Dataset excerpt
[Start]

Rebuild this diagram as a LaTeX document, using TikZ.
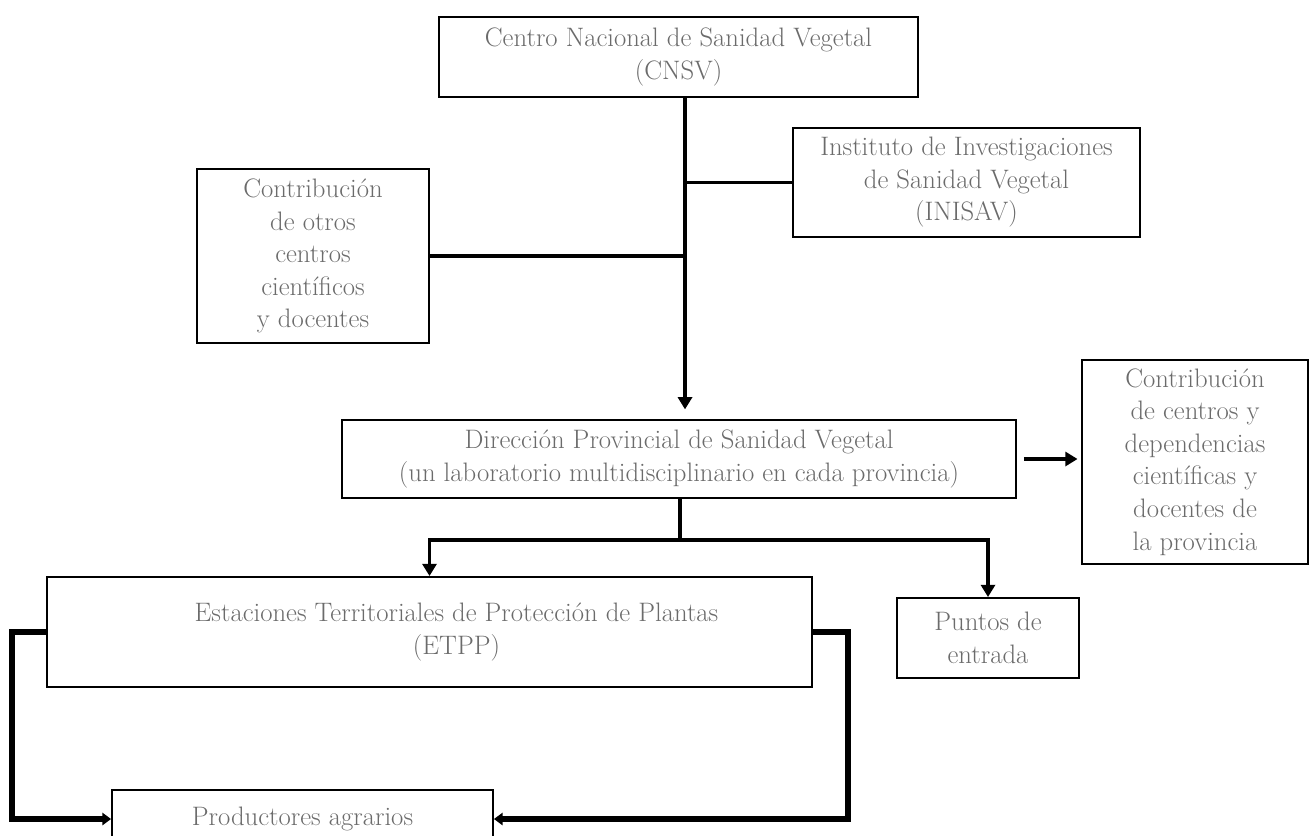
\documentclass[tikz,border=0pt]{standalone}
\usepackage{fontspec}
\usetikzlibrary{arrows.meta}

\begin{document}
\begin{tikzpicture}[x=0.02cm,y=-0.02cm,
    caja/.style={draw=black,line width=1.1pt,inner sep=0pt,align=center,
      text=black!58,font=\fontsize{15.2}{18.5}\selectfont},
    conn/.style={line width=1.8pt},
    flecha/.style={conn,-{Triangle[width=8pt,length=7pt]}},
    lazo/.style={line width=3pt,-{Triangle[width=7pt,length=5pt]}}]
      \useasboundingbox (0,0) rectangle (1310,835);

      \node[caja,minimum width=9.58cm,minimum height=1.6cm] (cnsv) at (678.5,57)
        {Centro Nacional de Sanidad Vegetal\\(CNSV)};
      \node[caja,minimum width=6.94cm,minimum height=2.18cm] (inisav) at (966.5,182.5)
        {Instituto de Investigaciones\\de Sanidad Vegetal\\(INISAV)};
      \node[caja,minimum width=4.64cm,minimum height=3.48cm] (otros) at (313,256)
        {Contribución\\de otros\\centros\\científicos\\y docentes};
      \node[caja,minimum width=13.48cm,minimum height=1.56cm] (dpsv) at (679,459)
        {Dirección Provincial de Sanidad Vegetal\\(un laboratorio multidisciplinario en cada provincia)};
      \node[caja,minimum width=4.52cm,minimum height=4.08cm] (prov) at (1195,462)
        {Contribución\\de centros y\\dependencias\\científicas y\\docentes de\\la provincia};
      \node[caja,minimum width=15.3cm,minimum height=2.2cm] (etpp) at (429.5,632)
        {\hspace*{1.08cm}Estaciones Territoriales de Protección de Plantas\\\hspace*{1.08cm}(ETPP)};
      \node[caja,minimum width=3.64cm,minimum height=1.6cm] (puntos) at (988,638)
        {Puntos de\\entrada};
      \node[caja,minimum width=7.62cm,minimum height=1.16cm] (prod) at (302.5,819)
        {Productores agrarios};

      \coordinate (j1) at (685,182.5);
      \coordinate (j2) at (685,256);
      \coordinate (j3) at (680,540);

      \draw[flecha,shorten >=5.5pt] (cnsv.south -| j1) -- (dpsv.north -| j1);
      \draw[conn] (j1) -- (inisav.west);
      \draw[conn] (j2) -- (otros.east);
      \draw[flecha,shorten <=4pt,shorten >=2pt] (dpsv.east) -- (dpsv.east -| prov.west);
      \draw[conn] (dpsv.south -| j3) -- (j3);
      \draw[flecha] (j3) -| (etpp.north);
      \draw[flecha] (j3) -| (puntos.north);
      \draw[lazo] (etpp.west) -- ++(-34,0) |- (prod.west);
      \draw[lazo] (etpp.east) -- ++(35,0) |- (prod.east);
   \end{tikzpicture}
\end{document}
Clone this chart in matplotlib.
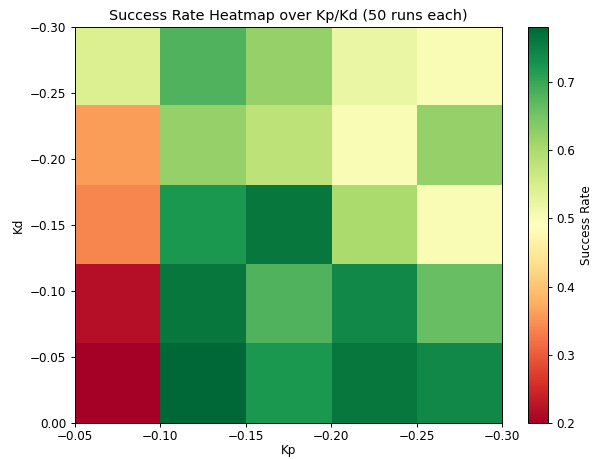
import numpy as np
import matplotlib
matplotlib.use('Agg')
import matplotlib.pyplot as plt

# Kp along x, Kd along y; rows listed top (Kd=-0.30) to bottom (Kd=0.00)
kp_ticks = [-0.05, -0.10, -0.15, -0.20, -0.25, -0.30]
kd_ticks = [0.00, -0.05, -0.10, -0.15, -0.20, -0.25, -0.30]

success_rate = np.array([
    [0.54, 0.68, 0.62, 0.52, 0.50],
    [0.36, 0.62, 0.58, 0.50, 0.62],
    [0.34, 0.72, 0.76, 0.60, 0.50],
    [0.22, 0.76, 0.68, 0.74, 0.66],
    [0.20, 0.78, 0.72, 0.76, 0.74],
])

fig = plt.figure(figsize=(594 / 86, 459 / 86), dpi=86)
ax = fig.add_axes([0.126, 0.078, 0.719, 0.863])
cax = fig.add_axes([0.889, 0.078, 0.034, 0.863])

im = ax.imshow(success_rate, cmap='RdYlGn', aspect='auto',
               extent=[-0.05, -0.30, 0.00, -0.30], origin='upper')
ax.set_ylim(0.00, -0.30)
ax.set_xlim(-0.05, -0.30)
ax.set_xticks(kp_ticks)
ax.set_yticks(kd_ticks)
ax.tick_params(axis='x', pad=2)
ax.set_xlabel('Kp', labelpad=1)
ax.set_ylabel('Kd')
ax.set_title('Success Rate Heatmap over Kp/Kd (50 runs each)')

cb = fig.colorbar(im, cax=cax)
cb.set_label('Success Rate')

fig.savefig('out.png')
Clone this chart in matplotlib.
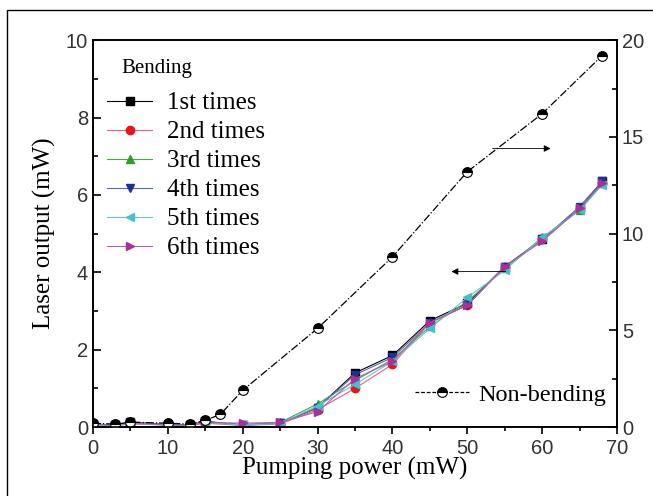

[End]

* EXERCISE GOAL
The images in the entries above should be left out; please reproduce exactly the lines from the first through the one containing "(j3) at (680,540);".

* RESULT
Rebuild this diagram as a LaTeX document, using TikZ.
\documentclass[tikz,border=0pt]{standalone}
\usepackage{fontspec}
\usetikzlibrary{arrows.meta}

\begin{document}
\begin{tikzpicture}[x=0.02cm,y=-0.02cm,
    caja/.style={draw=black,line width=1.1pt,inner sep=0pt,align=center,
      text=black!58,font=\fontsize{15.2}{18.5}\selectfont},
    conn/.style={line width=1.8pt},
    flecha/.style={conn,-{Triangle[width=8pt,length=7pt]}},
    lazo/.style={line width=3pt,-{Triangle[width=7pt,length=5pt]}}]
      \useasboundingbox (0,0) rectangle (1310,835);

      \node[caja,minimum width=9.58cm,minimum height=1.6cm] (cnsv) at (678.5,57)
        {Centro Nacional de Sanidad Vegetal\\(CNSV)};
      \node[caja,minimum width=6.94cm,minimum height=2.18cm] (inisav) at (966.5,182.5)
        {Instituto de Investigaciones\\de Sanidad Vegetal\\(INISAV)};
      \node[caja,minimum width=4.64cm,minimum height=3.48cm] (otros) at (313,256)
        {Contribución\\de otros\\centros\\científicos\\y docentes};
      \node[caja,minimum width=13.48cm,minimum height=1.56cm] (dpsv) at (679,459)
        {Dirección Provincial de Sanidad Vegetal\\(un laboratorio multidisciplinario en cada provincia)};
      \node[caja,minimum width=4.52cm,minimum height=4.08cm] (prov) at (1195,462)
        {Contribución\\de centros y\\dependencias\\científicas y\\docentes de\\la provincia};
      \node[caja,minimum width=15.3cm,minimum height=2.2cm] (etpp) at (429.5,632)
        {\hspace*{1.08cm}Estaciones Territoriales de Protección de Plantas\\\hspace*{1.08cm}(ETPP)};
      \node[caja,minimum width=3.64cm,minimum height=1.6cm] (puntos) at (988,638)
        {Puntos de\\entrada};
      \node[caja,minimum width=7.62cm,minimum height=1.16cm] (prod) at (302.5,819)
        {Productores agrarios};

      \coordinate (j1) at (685,182.5);
      \coordinate (j2) at (685,256);
      \coordinate (j3) at (680,540);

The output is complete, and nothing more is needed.